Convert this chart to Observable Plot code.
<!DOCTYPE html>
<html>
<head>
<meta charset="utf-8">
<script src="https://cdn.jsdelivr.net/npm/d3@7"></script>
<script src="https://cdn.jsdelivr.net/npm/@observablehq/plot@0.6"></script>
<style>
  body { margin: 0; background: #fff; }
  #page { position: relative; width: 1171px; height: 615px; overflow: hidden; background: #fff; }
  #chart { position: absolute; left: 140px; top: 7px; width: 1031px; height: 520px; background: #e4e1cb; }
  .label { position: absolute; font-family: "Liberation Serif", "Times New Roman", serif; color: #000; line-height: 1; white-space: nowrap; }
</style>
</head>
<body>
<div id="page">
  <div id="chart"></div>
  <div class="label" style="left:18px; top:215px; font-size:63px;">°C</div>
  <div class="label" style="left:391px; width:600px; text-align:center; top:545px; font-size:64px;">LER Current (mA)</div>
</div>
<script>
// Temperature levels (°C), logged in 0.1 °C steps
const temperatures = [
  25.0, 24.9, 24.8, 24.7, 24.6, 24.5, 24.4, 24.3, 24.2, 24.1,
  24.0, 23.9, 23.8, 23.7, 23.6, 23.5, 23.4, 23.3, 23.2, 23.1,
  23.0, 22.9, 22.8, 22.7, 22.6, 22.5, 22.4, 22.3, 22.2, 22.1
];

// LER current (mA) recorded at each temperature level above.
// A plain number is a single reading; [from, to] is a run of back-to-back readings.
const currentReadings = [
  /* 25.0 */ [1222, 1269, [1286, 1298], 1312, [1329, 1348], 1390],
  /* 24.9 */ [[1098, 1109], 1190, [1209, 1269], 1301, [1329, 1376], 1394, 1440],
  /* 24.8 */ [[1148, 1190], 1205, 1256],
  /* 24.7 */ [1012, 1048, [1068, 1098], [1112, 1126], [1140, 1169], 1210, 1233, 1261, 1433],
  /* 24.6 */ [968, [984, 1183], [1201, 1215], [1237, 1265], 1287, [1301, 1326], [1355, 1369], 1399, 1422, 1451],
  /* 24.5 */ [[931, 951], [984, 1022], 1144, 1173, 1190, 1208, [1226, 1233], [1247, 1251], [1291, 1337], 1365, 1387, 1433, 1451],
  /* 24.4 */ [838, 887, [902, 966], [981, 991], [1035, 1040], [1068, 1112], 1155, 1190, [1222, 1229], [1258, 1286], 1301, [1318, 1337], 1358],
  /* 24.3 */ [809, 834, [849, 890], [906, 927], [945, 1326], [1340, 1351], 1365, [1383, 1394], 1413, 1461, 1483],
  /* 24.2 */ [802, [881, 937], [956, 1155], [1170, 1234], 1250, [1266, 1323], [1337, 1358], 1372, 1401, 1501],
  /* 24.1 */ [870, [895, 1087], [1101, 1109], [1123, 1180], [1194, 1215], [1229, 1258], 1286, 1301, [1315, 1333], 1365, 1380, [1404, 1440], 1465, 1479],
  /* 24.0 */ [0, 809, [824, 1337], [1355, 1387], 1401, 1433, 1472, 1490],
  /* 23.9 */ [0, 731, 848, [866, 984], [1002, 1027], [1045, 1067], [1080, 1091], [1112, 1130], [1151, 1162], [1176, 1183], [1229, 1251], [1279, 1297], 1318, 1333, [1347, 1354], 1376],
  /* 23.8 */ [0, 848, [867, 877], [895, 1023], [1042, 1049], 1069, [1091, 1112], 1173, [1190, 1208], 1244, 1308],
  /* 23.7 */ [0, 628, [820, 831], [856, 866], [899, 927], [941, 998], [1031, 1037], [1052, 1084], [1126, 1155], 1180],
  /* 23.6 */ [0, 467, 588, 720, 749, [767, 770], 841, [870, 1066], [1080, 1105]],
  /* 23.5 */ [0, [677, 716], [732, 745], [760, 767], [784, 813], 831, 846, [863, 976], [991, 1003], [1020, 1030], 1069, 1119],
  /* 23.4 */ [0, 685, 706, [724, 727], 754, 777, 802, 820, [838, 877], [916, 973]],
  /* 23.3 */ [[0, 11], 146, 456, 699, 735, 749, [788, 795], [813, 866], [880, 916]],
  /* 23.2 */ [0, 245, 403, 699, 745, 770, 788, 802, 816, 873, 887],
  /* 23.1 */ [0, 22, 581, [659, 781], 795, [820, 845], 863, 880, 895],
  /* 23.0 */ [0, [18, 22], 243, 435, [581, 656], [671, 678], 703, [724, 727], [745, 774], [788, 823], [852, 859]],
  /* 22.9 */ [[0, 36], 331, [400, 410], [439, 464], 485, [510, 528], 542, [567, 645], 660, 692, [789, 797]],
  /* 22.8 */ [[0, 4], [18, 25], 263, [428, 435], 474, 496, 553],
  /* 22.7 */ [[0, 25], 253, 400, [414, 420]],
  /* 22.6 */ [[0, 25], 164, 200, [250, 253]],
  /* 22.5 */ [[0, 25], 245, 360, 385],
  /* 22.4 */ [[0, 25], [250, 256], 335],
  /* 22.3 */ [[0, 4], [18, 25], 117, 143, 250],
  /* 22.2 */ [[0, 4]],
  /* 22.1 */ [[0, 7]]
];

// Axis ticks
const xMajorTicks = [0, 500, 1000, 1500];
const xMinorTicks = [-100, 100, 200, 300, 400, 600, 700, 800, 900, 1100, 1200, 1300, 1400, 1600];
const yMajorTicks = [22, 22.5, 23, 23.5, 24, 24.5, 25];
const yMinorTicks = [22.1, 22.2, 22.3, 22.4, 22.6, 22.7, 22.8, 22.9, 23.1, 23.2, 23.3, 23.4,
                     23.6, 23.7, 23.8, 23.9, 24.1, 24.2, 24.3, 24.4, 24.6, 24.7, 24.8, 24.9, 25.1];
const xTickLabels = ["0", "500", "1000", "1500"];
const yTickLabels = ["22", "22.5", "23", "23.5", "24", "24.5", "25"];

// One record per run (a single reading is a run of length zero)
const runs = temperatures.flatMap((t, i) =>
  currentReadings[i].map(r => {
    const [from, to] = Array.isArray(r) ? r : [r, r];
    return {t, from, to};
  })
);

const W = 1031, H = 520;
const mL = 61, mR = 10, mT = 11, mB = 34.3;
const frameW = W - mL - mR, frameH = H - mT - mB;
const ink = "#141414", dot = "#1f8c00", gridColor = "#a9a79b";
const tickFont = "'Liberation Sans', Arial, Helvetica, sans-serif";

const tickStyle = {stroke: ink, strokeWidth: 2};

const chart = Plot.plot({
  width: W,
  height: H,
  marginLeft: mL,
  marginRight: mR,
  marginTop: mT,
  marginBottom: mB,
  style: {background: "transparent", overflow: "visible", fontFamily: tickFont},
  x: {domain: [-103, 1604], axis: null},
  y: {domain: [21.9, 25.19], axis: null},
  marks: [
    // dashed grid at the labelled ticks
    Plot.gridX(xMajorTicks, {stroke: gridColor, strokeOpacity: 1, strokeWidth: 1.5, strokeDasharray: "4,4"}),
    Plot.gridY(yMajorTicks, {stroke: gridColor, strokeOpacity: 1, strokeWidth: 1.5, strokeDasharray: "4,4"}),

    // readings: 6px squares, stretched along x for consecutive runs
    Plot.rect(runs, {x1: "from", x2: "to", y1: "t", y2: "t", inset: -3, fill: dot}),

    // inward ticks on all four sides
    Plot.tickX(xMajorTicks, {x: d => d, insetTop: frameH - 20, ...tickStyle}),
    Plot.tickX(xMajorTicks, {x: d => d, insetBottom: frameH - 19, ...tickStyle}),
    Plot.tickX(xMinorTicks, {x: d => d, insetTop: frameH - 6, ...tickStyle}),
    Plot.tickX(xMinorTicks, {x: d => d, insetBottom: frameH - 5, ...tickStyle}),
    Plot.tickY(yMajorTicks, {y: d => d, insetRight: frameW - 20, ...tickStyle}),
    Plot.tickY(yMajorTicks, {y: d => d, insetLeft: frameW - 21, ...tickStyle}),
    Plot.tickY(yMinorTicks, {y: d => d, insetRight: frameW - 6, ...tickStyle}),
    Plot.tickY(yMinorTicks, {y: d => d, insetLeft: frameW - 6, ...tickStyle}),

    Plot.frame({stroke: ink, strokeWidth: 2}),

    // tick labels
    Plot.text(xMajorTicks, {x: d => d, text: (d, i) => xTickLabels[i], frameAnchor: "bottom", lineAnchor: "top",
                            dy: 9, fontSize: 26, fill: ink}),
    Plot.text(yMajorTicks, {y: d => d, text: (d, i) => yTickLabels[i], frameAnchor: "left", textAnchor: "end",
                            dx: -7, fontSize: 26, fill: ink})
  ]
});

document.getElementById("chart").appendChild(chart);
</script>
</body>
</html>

=======

• Your task
Note how many lines in the material hold the word "chart", and give that number with nothing added.

• Reply to the exercise
5